[Figure scripts]
┄┄┄┄┄┄┄┄┄┄┄┄┄┄┄┄┄┄┄┄

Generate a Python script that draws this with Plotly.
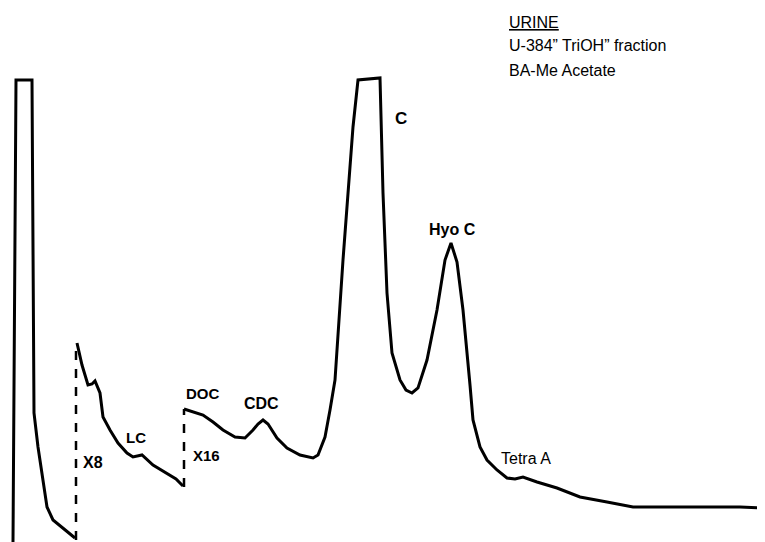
import plotly.graph_objects as go

H = 542  # chart height in response units (top of recorder paper)
PAGE = 8  # browser body margin in px, compensated in the axis ranges

seg1_t = [13, 14, 15, 16, 32, 33, 34, 38, 43, 47, 53, 65, 75]
seg1_y = [542, 400, 250, 80, 80, 300, 413, 447, 480, 507, 520, 530, 538]

seg2_t = [77, 82, 88, 92, 95, 100, 103, 110, 118, 127, 133, 142, 153, 167, 176, 183]
seg2_y = [343, 365, 385, 384, 381, 393, 417, 430, 443, 453, 457, 455, 465, 473, 479, 486]

seg3_t = [184, 193, 203, 213, 223, 235, 245, 253, 258, 263, 268, 277, 287, 300, 313, 318,
          325, 330, 335, 343, 353, 358, 380, 383, 387, 392, 400, 406, 412, 418, 427, 437,
          445, 451, 457, 463, 467, 470, 473, 480, 487, 497, 507, 515, 523, 537, 557, 580,
          607, 633, 673, 713, 740, 765]
seg3_y = [409, 412, 415, 422, 430, 437, 438, 430, 424, 420, 424, 438, 448, 455, 458, 455,
          437, 410, 380, 260, 127, 80, 78, 193, 293, 353, 380, 390, 393, 388, 360, 310,
          260, 243, 262, 310, 350, 385, 420, 447, 460, 470, 478, 479, 477, 482, 488, 497,
          502, 507, 507, 507, 507, 508]

# Attenuation change markers (dashed)
x8_t = [76, 76]
x8_y = [540, 343]
x16_t = [184, 184]
x16_y = [487, 409]

# Peak labels
lab_text = ["C", "Hyo C", "DOC", "CDC", "LC", "X8", "X16", "Tetra A"]
lab_t = [393, 427, 184, 242, 124, 81, 191, 499]
lab_y = [118, 229, 393, 403, 437, 462, 455, 458]
lab_bold = [True, True, True, True, True, True, True, False]
lab_size = [17, 16, 15, 16, 15, 16, 15, 16]

title_lines = ["<u>URINE</u>", "U-384\u201d TriOH\u201d fraction", "BA-Me Acetate"]
title_y = [22, 45, 70]

fig = go.Figure()

def pen(t, y, dash="solid", w=3):
    fig.add_trace(go.Scatter(x=t, y=[H - v for v in y], mode="lines",
                             line=dict(color="black", width=w, dash=dash),
                             hoverinfo="skip", showlegend=False))

pen(seg1_t, seg1_y)
pen(seg2_t, seg2_y)
pen(seg3_t, seg3_y)
pen(x8_t, x8_y, dash="dash", w=2.5)
pen(x16_t, x16_y, dash="dash", w=2.5)

FONT = "Liberation Sans, Arial"
for s, t, y, b, fs in zip(lab_text, lab_t, lab_y, lab_bold, lab_size):
    fig.add_annotation(x=t, y=H - y, text=f"<b>{s}</b>" if b else s, showarrow=False,
                       xanchor="left", yanchor="middle",
                       font=dict(family=FONT, size=fs, color="black"))

for s, y in zip(title_lines, title_y):
    fig.add_annotation(x=507, y=H - y, text=s, showarrow=False, xanchor="left",
                       yanchor="middle", font=dict(family=FONT, size=16, color="black"))

fig.update_layout(
    width=765, height=542,
    margin=dict(l=0, r=0, t=0, b=0),
    paper_bgcolor="white", plot_bgcolor="white",
    xaxis=dict(range=[PAGE, 765 + PAGE], visible=False, fixedrange=True),
    yaxis=dict(range=[-PAGE, H - PAGE], visible=False, fixedrange=True),
)

fig.write_html("out.html")
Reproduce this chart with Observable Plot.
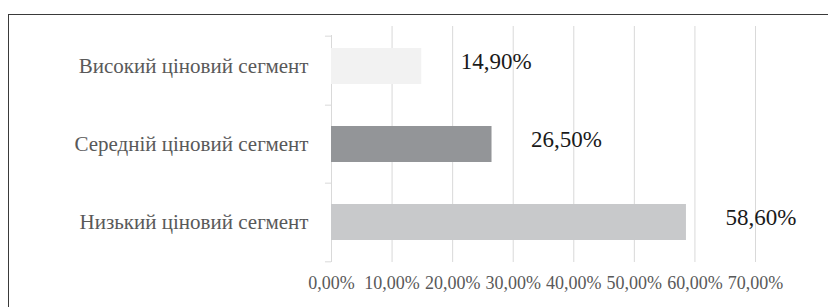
<!DOCTYPE html>
<html><head><meta charset="utf-8">
<script src="https://cdn.jsdelivr.net/npm/d3@7"></script>
<script src="https://cdn.jsdelivr.net/npm/@observablehq/plot@0.6"></script>
<style>
html,body{margin:0;padding:0;background:#fff;width:828px;height:307px;overflow:hidden;}
#frame{position:absolute;left:8px;top:14px;width:900px;height:400px;border-left:1px solid #3a3a3a;border-top:1px solid #3a3a3a;}
#chart{position:absolute;left:0;top:0;}
#chart svg, #chart svg text{font-family:"Liberation Serif","Times New Roman",serif;text-rendering:optimizeLegibility;}
</style></head><body>
<div id="frame"></div>
<div id="chart"></div>
<script>
const categories = ["Високий ціновий сегмент", "Середній ціновий сегмент", "Низький ціновий сегмент"];
const shares = [14.9, 26.5, 58.6];
const barColors = ["#f2f2f2", "#939598", "#c8c9cb"];
const xTicks = [0, 10, 20, 30, 40, 50, 60, 70];
const gridTicks = xTicks.slice(1);

const data = categories.map((c, i) => ({category: c, value: shares[i], color: barColors[i]}));
const fmt = v => v.toFixed(2).replace(".", ",") + "%";

const W = 828, H = 307, mT = 26, mB = 45, mL = 331, mR = 73;
const step = (H - mT - mB) / categories.length;
const serif = "Liberation Serif";

const chart = Plot.plot({
  width: W, height: H,
  marginTop: mT, marginBottom: mB, marginLeft: mL, marginRight: mR,
  style: {background: "transparent", overflow: "visible"},
  x: {domain: [0, 70], axis: null},
  y: {domain: categories, paddingInner: 0.535, paddingOuter: 0.2675, axis: null},
  marks: [
    Plot.ruleX(gridTicks, {stroke: "#d9d9d9", strokeWidth: 1}),
    Plot.ruleX([0], {stroke: "#d9d9d9", strokeWidth: 1, insetTop: 9}),
    Plot.ruleY(data.slice(0, 1), {y: "category", x1: -1, x2: 0, stroke: "#d9d9d9", dy: -step / 2 + 9}),
    Plot.ruleY(data.slice(1), {y: "category", x1: -1, x2: 0, stroke: "#d9d9d9", dy: -step / 2}),
    Plot.ruleY(data.slice(-1), {y: "category", x1: -1, x2: 0, stroke: "#d9d9d9", dy: step / 2}),
    Plot.barX(data, {y: "category", x: "value", fill: "color"}),
    Plot.text(data, {y: "category", x: 0, text: "category", textAnchor: "end", dx: -23, fontSize: 21, fontFamily: serif, fill: "#595959"}),
    Plot.text(data, {y: "category", x: "value", text: d => fmt(d.value), textAnchor: "start", dx: 39, dy: -5, fontSize: 23, fontFamily: serif, fill: "#1a1a1a"}),
    Plot.text(xTicks, {x: d => d, text: d => fmt(d), frameAnchor: "bottom", lineAnchor: "top", dy: 14, fontSize: 18, fontFamily: serif, fill: "#595959"})
  ]
});
document.getElementById("chart").appendChild(chart);
</script>
</body></html>
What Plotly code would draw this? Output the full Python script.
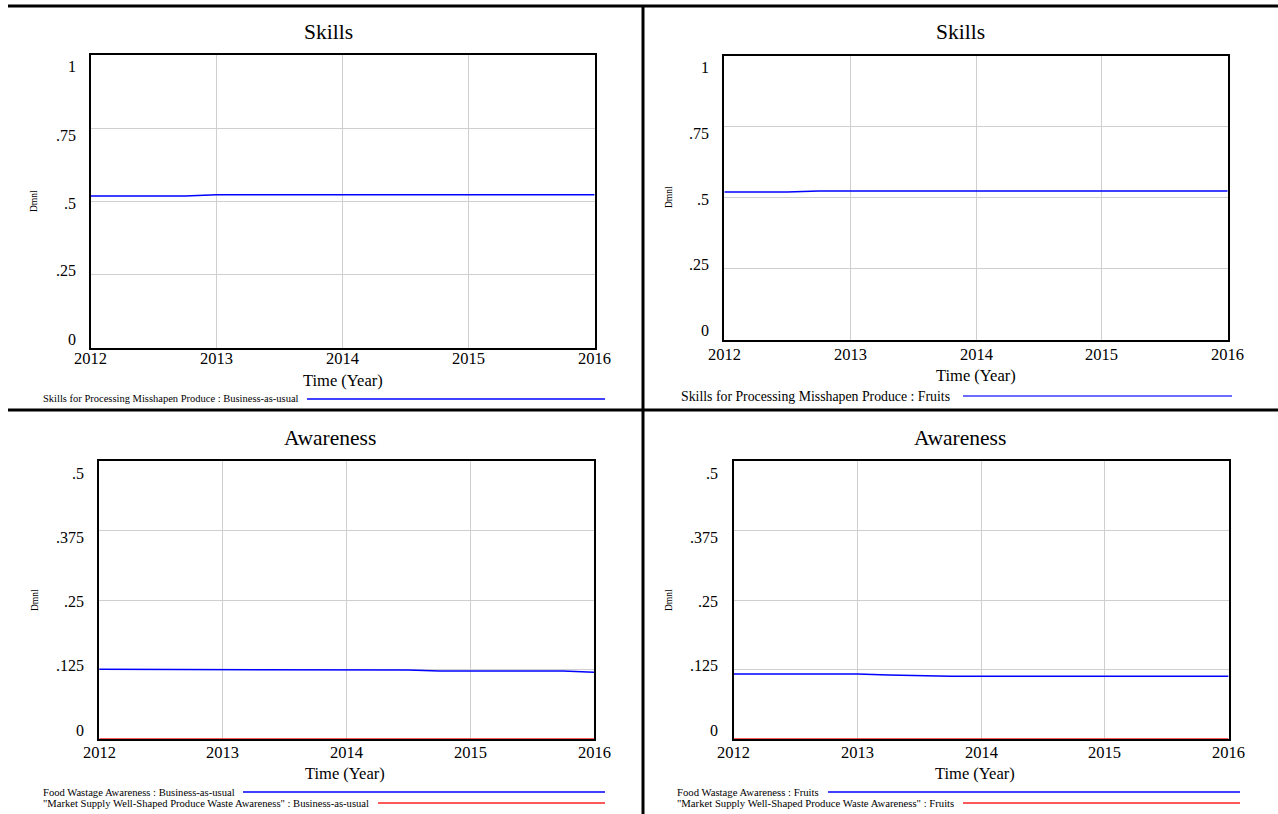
import plotly.graph_objects as go

W, H = 1278, 814

# ---------------- data ----------------
time = [2012.0, 2012.25, 2012.5, 2012.75, 2013.0, 2013.25, 2013.5, 2013.75, 2014.0,
        2014.25, 2014.5, 2014.75, 2015.0, 2015.25, 2015.5, 2015.75, 2016.0]

skills_bau = [0.519, 0.519, 0.519, 0.519, 0.523, 0.523, 0.523, 0.523, 0.523,
              0.523, 0.523, 0.523, 0.523, 0.523, 0.523, 0.523, 0.523]
skills_fruits = [0.519, 0.519, 0.519, 0.523, 0.523, 0.523, 0.523, 0.523, 0.523,
                 0.523, 0.523, 0.523, 0.523, 0.523, 0.523, 0.523, 0.523]

awareness_bau = [0.1254, 0.1254, 0.1254, 0.1254, 0.1254, 0.1254, 0.1242, 0.1242, 0.1242,
                 0.1242, 0.1242, 0.1224, 0.1224, 0.1224, 0.1224, 0.1224, 0.1200]
awareness_fruits = [0.1171, 0.1171, 0.1171, 0.1171, 0.1171, 0.1153, 0.1140, 0.1129, 0.1129,
                    0.1129, 0.1129, 0.1129, 0.1129, 0.1129, 0.1129, 0.1129, 0.1129]
market_bau = [0, 0, 0, 0, 0, 0, 0, 0, 0, 0, 0, 0, 0, 0, 0, 0, 0]
market_fruits = [0, 0, 0, 0, 0, 0, 0, 0, 0, 0, 0, 0, 0, 0, 0, 0, 0]

x_ticks = [2012, 2013, 2014, 2015, 2016]
skills_ticks = [0, 0.25, 0.5, 0.75, 1]
skills_ticktext = ["0", ".25", ".5", ".75", "1"]
aware_ticks = [0, 0.125, 0.25, 0.375, 0.5]
aware_ticktext = ["0", ".125", ".25", ".375", ".5"]

titles = ["Skills", "Skills", "Awareness", "Awareness"]
x_title = "Time (Year)"
y_unit = "Dmnl"

legend_tl = ["Skills for Processing Misshapen Produce : Business-as-usual"]
legend_tr = ["Skills for Processing Misshapen Produce : Fruits"]
legend_bl = ["Food Wastage Awareness : Business-as-usual",
             "\"Market Supply Well-Shaped Produce Waste Awareness\" : Business-as-usual"]
legend_br = ["Food Wastage Awareness : Fruits",
             "\"Market Supply Well-Shaped Produce Waste Awareness\" : Fruits"]

BLUE = "#0000ff"
RED = "#ff2020"
FONT = "Liberation Serif, Times New Roman, serif"

# ---------------- layout geometry (pixels) ----------------
panels = [
    dict(box=(90.6, 594.6, 55, 348), series=[(skills_bau, BLUE)], ymax=1,
         ticks=skills_ticks, ticktext=skills_ticktext, title_xy=(328, 32),
         lab_right=78, xlab_y=359, xt_xy=(343, 380), dmnl_xy=(34, 201),
         legend=legend_tl, leg_colors=[BLUE], leg_text_x=41, leg_line=[(307, 605)],
         leg_y=[399], leg_size=10.5),
    dict(box=(724.3, 1227.7, 55.5, 339.5), series=[(skills_fruits, BLUE)], ymax=1,
         ticks=skills_ticks, ticktext=skills_ticktext, title_xy=(960, 32),
         lab_right=711, xlab_y=354, xt_xy=(976, 375), dmnl_xy=(669, 197),
         legend=legend_tr, leg_colors=["#3a3aff"], leg_text_x=679, leg_line=[(963, 1232)],
         leg_y=[396], leg_size=13.8),
    dict(box=(99.2, 594, 461.3, 739), series=[(awareness_bau, BLUE), (market_bau, RED)], ymax=0.5,
         ticks=aware_ticks, ticktext=aware_ticktext, title_xy=(330, 438),
         lab_right=86, xlab_y=752, xt_xy=(345, 773), dmnl_xy=(35, 600),
         legend=legend_bl, leg_colors=[BLUE, RED], leg_text_x=41,
         leg_line=[(243, 605), (378, 605)], leg_y=[792, 803], leg_size=10.6),
    dict(box=(733.9, 1228.6, 461.3, 739), series=[(awareness_fruits, BLUE), (market_fruits, RED)], ymax=0.5,
         ticks=aware_ticks, ticktext=aware_ticktext, title_xy=(960, 438),
         lab_right=720, xlab_y=752, xt_xy=(975, 773), dmnl_xy=(669, 600),
         legend=legend_br, leg_colors=[BLUE, RED], leg_text_x=675,
         leg_line=[(828, 1240), (963, 1240)], leg_y=[792, 803], leg_size=10.7),
]


def px(x):
    return x / W


def py(y):
    return 1 - y / H


fig = go.Figure()
annotations = []
shapes = []

for i, p in enumerate(panels, start=1):
    xa = "x" if i == 1 else f"x{i}"
    ya = "y" if i == 1 else f"y{i}"
    x0, x1, y0, y1 = p["box"]
    for vals, col in p["series"]:
        fig.add_trace(go.Scatter(x=time, y=vals, mode="lines", xaxis=xa, yaxis=ya,
                                 line=dict(color=col, width=1.5), showlegend=False,
                                 hoverinfo="skip"))
    axis_common = dict(showline=True, mirror=True, linecolor="black", linewidth=2,
                       showgrid=True, gridcolor="#cfcfcf", gridwidth=1, zeroline=False,
                       ticks="")
    fig.layout[f"xaxis{'' if i == 1 else i}"] = dict(
        domain=[px(x0), px(x1)], range=[2012, 2016], tickvals=x_ticks,
        anchor=ya, showticklabels=False, **axis_common)
    fig.layout[f"yaxis{'' if i == 1 else i}"] = dict(
        domain=[py(y1), py(y0)], range=[0, p["ymax"]], tickvals=p["ticks"],
        anchor=xa, showticklabels=False, **axis_common)

    # x tick labels
    for t in x_ticks:
        annotations.append(dict(x=t, xref=xa, y=py(p["xlab_y"]), yref="paper",
                                text=str(t), showarrow=False, xanchor="center", yanchor="middle",
                                font=dict(family=FONT, size=16.5, color="black")))
    # y tick labels, spread evenly inside the box
    top_lab = y0 + 12
    bot_lab = y1 - 9
    n = len(p["ticks"])
    for k, (tv, tt) in enumerate(zip(p["ticks"], p["ticktext"])):
        yy = bot_lab - (bot_lab - top_lab) * k / (n - 1)
        annotations.append(dict(x=px(p["lab_right"]), xref="paper", y=py(yy), yref="paper",
                                text=tt, showarrow=False, xanchor="right", yanchor="middle",
                                font=dict(family=FONT, size=16, color="black")))
    # title
    annotations.append(dict(x=px(p["title_xy"][0]), y=py(p["title_xy"][1]), xref="paper", yref="paper",
                            text=titles[i - 1], showarrow=False, xanchor="center", yanchor="middle",
                            font=dict(family=FONT, size=21.5, color="black")))
    # x axis title
    annotations.append(dict(x=px(p["xt_xy"][0]), y=py(p["xt_xy"][1]), xref="paper", yref="paper",
                            text=x_title, showarrow=False, xanchor="center", yanchor="middle",
                            font=dict(family=FONT, size=16.5, color="black")))
    # y unit
    annotations.append(dict(x=px(p["dmnl_xy"][0]), y=py(p["dmnl_xy"][1]), xref="paper", yref="paper",
                            text=y_unit, showarrow=False, textangle=-90, xanchor="center", yanchor="middle",
                            font=dict(family=FONT, size=9.5, color="black")))
    # legend entries
    for txt, col, (lx0, lx1), ly in zip(p["legend"], p["leg_colors"], p["leg_line"], p["leg_y"]):
        annotations.append(dict(x=px(p["leg_text_x"]), y=py(ly), xref="paper", yref="paper",
                                text=txt, showarrow=False, xanchor="left", yanchor="middle",
                                font=dict(family=FONT, size=p["leg_size"], color="black")))
        shapes.append(dict(type="line", xref="paper", yref="paper", x0=px(lx0), x1=px(lx1),
                           y0=py(ly), y1=py(ly), line=dict(color=col, width=1.5)))

# dividers
shapes.append(dict(type="line", xref="paper", yref="paper", x0=px(8), x1=1, y0=py(6), y1=py(6),
                   line=dict(color="black", width=3)))
shapes.append(dict(type="line", xref="paper", yref="paper", x0=px(8), x1=1, y0=py(410), y1=py(410),
                   line=dict(color="black", width=3)))
shapes.append(dict(type="line", xref="paper", yref="paper", x0=px(643), x1=px(643), y0=py(6), y1=0,
                   line=dict(color="black", width=3)))

fig.update_layout(width=W, height=H, margin=dict(l=0, r=0, t=0, b=0),
                  paper_bgcolor="white", plot_bgcolor="white",
                  annotations=annotations, shapes=shapes, showlegend=False,
                  font=dict(family=FONT, color="black"))

fig.write_html("out.html")
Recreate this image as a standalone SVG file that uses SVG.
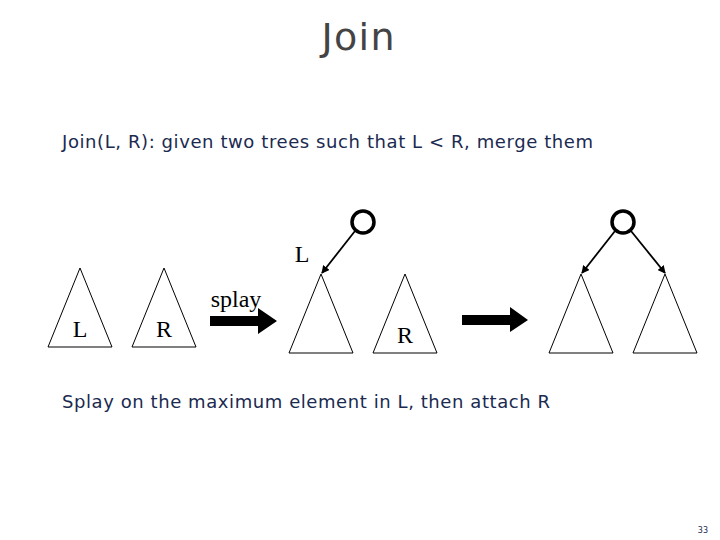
<svg xmlns="http://www.w3.org/2000/svg" width="720" height="540" viewBox="0 0 720 540">
<style>
.tri{fill:none;stroke:#000;stroke-width:1}
.ser{font-family:"Liberation Serif",serif;font-size:24px;fill:#000}
.sans{font-family:"DejaVu Sans","Liberation Sans",sans-serif;fill:#1a2a50}
.node{fill:#fff;stroke:#000;stroke-width:3.5}
.edge{stroke:#000;stroke-width:1.8;marker-end:url(#ah)}
</style>
<defs>
<marker id="ah" markerWidth="8" markerHeight="8" refX="7" refY="4" orient="auto" markerUnits="userSpaceOnUse"><path d="M0,0L8,4L0,8z" fill="#000"/></marker>
</defs>
<rect width="720" height="540" fill="#fff"/>
<text x="358" y="50" text-anchor="middle" class="sans" font-size="38" textLength="73" style="fill:#444">Join</text>
<text x="62" y="148" class="sans" font-size="18" textLength="531">Join(L, R): given two trees such that L &lt; R, merge them</text>
<g id="treeL1"><polygon class="tri" points="80,268 48,347 112,347"/><text class="ser" x="80" y="337" text-anchor="middle">L</text></g>
<g id="treeR1"><polygon class="tri" points="164,268 132,347 196,347"/><text class="ser" x="164" y="337" text-anchor="middle">R</text></g>
<g id="splay"><text class="ser" x="236" y="307" text-anchor="middle">splay</text><path d="M210,316H258V308L277,321L258,334V326H210z" fill="#000"/></g>
<g id="root1"><circle class="node" cx="363" cy="222" r="11"/></g>
<text class="ser" x="302" y="262" text-anchor="middle">L</text>
<g id="treeL2"><polygon class="tri" points="321,274 289,353 353,353"/></g>
<g id="treeR2"><polygon class="tri" points="405,274 373,353 437,353"/><text class="ser" x="405" y="343" text-anchor="middle">R</text></g>
<g id="arrow2"><path d="M462,315H510V307L528,320L510,332V325H462z" fill="#000"/></g>
<g id="root2"><circle class="node" cx="623" cy="222" r="11"/></g>
<g id="treeL3"><polygon class="tri" points="581,274 549,353 613,353"/></g>
<g id="treeR3"><polygon class="tri" points="665,274 633,353 697,353"/></g>
<g id="connectors">
<line class="edge" x1="355" y1="231" x2="322" y2="273"/>
<line class="edge" x1="615" y1="231" x2="582" y2="273"/>
<line class="edge" x1="631" y1="231" x2="665" y2="273"/>
</g>
<text x="62" y="408" class="sans" font-size="18" textLength="488">Splay on the maximum element in L, then attach R</text>
<text x="708" y="533" class="sans" font-size="8" text-anchor="end">33</text>
</svg>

┄┄┄┄┄┄┄┄┄┄┄┄┄┄┄┄┄┄┄┄

§ **Stated goal**:
Take the records above from their first line through the line with "the axis ranges" and set those lines down word for word, minus the pictures.

§ **Expected answer**:
Generate a Python script that draws this with Plotly.
import plotly.graph_objects as go

H = 542  # chart height in response units (top of recorder paper)
PAGE = 8  # browser body margin in px, compensated in the axis ranges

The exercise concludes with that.